Goal:
Repeat only what lies from the line with "Emit a component" to the line with "Chart.register(...registerables);", those two lines included, exactly as it stands; omit any images.

Entries:

========================================

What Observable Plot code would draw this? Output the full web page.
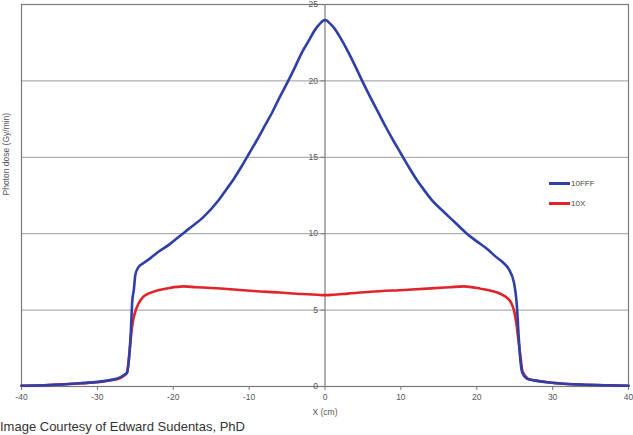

========================================

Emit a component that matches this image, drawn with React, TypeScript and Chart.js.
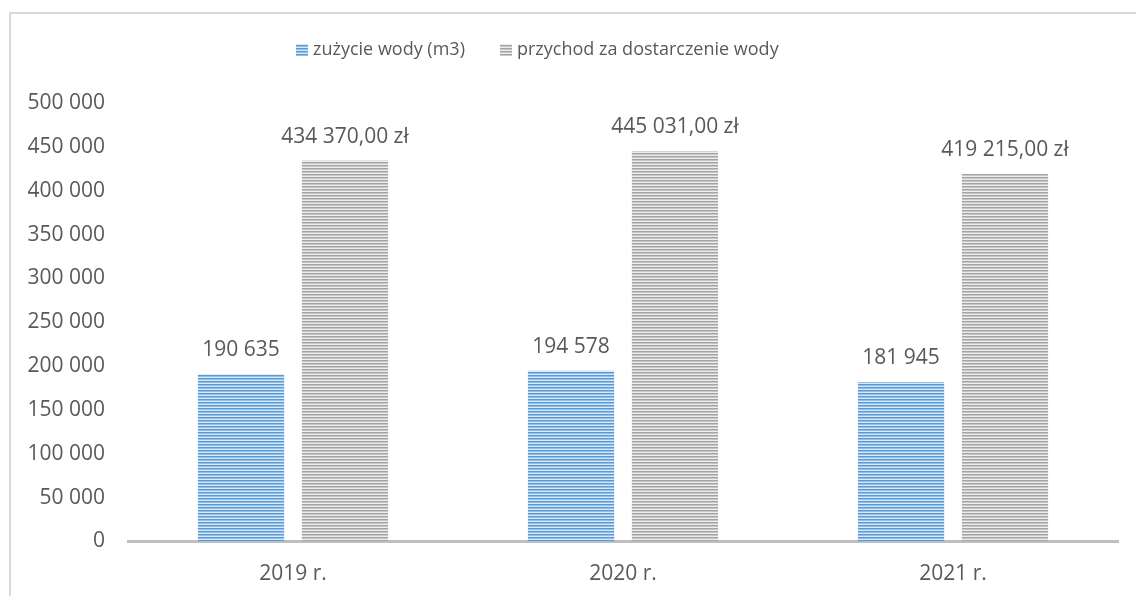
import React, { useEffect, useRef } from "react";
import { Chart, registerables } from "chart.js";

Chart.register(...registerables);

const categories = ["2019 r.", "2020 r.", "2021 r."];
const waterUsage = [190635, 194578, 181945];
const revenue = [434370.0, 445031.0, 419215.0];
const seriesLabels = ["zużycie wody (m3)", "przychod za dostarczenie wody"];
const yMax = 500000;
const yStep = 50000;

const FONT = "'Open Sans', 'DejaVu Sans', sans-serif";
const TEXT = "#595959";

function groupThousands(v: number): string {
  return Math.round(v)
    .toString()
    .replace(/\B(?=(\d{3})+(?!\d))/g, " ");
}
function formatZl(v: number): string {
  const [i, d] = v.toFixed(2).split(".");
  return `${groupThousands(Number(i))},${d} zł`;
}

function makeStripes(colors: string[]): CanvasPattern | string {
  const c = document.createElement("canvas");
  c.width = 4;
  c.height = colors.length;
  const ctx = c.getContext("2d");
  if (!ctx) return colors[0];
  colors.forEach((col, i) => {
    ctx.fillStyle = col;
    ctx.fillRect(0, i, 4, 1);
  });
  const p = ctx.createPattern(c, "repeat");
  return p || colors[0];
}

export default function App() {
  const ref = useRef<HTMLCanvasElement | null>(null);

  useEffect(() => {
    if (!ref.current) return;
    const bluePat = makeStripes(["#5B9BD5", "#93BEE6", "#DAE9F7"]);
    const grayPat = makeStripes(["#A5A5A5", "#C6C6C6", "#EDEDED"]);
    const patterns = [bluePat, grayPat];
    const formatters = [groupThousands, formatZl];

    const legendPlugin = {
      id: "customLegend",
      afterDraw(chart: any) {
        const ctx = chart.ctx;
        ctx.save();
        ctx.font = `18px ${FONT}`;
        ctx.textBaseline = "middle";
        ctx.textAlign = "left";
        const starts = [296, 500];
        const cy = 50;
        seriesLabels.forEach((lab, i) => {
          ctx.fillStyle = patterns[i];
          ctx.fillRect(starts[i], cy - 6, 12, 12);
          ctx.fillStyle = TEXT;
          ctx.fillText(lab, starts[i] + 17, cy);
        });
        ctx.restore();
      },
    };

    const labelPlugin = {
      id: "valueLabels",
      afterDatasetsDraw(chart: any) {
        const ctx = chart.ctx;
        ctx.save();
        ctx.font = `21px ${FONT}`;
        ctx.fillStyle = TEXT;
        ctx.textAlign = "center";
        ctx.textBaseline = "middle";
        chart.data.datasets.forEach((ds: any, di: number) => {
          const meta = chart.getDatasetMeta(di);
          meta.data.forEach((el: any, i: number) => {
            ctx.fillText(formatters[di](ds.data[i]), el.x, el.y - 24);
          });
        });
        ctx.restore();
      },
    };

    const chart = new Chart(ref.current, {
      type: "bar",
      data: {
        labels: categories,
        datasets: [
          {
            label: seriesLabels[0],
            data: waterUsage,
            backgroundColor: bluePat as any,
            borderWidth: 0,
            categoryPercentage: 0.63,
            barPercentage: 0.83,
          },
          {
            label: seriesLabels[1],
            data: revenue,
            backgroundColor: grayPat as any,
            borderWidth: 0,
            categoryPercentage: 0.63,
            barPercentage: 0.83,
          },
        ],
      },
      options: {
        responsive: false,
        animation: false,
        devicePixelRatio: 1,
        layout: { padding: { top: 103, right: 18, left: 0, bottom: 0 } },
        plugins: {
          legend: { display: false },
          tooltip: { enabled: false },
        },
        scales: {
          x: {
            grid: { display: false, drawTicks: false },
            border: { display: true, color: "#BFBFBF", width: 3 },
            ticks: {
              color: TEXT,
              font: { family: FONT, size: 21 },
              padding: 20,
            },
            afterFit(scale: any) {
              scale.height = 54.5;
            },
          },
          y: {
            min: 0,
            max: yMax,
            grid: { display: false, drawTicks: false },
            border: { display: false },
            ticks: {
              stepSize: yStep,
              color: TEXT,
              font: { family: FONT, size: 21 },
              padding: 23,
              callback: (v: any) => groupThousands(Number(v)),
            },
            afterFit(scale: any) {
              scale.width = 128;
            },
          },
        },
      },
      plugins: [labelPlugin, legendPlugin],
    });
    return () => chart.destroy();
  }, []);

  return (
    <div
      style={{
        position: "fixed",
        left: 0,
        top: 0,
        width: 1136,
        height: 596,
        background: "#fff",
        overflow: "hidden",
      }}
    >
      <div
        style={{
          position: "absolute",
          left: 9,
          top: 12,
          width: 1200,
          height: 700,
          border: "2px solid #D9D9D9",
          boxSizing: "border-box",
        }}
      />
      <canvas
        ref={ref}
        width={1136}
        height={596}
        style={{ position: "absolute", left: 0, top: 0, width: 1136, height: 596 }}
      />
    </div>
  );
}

========================================

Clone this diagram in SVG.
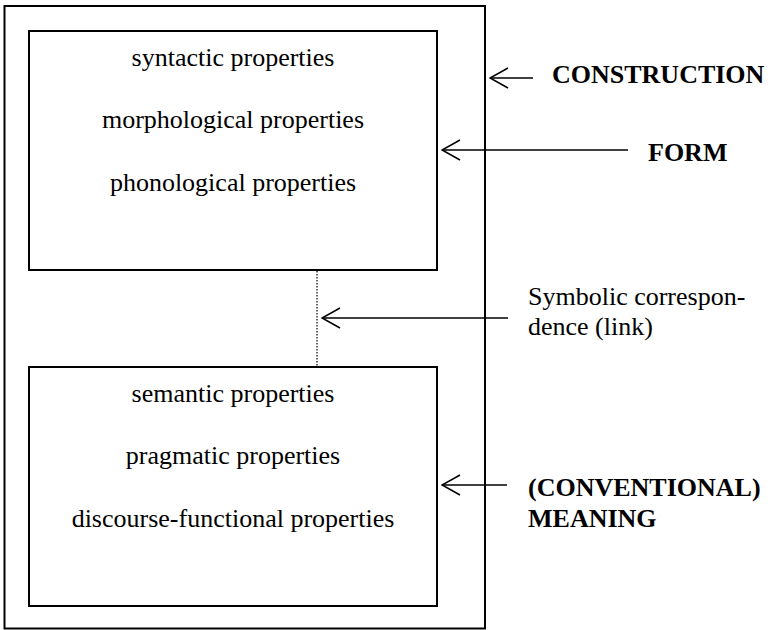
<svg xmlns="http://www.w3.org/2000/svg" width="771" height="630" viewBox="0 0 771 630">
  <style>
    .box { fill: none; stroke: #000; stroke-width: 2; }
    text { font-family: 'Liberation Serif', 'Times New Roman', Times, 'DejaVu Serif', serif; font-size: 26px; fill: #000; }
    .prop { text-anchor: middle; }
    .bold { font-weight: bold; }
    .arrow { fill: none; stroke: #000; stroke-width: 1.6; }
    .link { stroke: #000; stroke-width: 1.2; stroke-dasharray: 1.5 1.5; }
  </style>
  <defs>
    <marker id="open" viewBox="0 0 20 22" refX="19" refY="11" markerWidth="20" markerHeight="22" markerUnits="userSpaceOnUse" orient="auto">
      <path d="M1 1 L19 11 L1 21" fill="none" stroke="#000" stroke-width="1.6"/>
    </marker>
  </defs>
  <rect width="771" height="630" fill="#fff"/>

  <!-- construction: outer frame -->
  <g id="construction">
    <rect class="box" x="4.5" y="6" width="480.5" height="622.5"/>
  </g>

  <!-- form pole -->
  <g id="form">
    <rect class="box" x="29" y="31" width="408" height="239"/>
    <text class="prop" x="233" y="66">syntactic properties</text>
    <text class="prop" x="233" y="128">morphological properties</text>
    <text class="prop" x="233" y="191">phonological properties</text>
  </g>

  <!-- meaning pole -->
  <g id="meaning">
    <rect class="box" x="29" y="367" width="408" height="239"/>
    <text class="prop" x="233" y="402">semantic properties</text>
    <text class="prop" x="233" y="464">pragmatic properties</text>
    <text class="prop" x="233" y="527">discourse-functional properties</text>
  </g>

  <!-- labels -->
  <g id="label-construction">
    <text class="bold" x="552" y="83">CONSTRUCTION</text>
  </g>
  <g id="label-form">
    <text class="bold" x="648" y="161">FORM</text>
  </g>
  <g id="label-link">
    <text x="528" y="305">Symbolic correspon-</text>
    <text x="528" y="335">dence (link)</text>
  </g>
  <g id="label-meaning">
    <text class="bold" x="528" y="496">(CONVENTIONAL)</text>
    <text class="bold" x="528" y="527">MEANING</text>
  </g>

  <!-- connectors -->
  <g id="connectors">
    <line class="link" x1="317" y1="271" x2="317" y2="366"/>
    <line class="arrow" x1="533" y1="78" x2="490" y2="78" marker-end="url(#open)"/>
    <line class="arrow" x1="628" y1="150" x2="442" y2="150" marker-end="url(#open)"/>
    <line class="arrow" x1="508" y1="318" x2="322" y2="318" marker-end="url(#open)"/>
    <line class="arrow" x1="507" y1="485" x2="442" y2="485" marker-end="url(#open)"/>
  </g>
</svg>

========================================

Task result:
Emit a component that matches this image, drawn with React, TypeScript and Chart.js.
import React, { useEffect, useRef } from "react";
import { Chart, registerables } from "chart.js";

Chart.register(...registerables);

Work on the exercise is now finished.